Shipments came in at 396 megawatts and 17 percent gross margins.

For many solar firms (Suntech, SunPower, Q-Cells, First Solar, JA Solar, etc.) and their investors, the second quarter and first half of 2011 could not have ended soon enough. The common refrain was that high inventories, plus a lack of transparency in German and Italian policy impacted share price, ASPs, profit, and revenue.  An additional theme was that North American utility deployments and small-scale systems in Europe were going to be the star of the second half of 2011 and the savior of the industry this year.

There is some hope for improvement in the second half, but the solar industry is still faced with steadily dropping ASPs and painfully compressed margins.

Trina had its highest volume quarter in its history, but despite having margins above 30 percent for all of 2010, the firm's margins almost halved this year and second-quarter margins came in at 17 percent. The pressure on margins will not let up in the third quarter, when the company expects gross margins in the mid-to-high teens.

Trina's third quarter guidance is to ship between 480 megawatts and 520 megawatts of solar modules with gross margins in the "high teens."

Shipment guidance for full-year 2011 was maintained at 1.75 gigawatts to 1.80 gigawatts.

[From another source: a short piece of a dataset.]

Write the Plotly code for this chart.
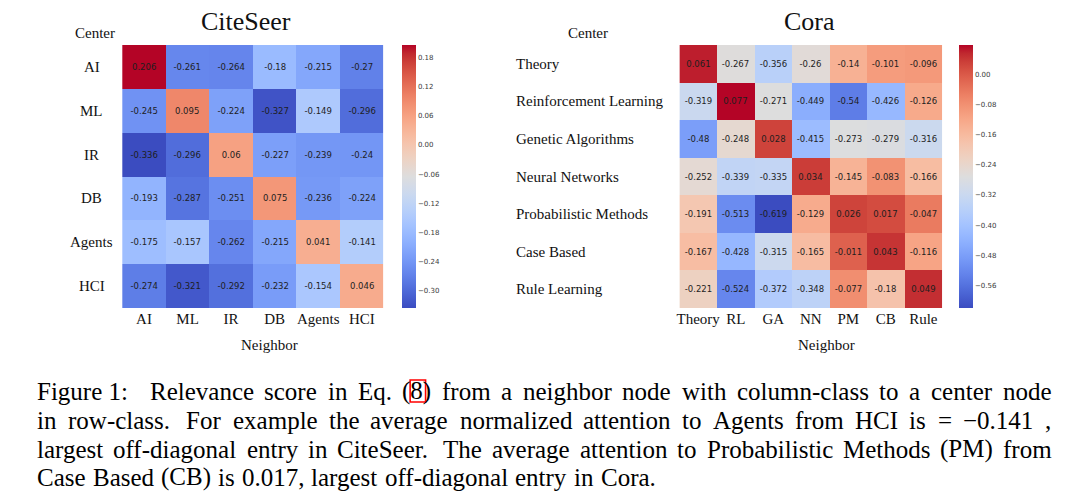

Here are the highlights from this morning's earnings call, according to the press release and call:

The lure of the Chinese feed-in tariff continues. Yesterday Suntech said they expect China to be a "multi-gigawatt market" in 2012.



Trina said, "We are very encouraged by China's solar feed-in tariff updates announced on August 1, which we believe reflect the improved economics and efficiency of solar energy. Since our recently announced agreements to supply two large-scale solar projects in Qinghai, we have seen increased opportunities to expand our domestic shipment allocations as the market expands."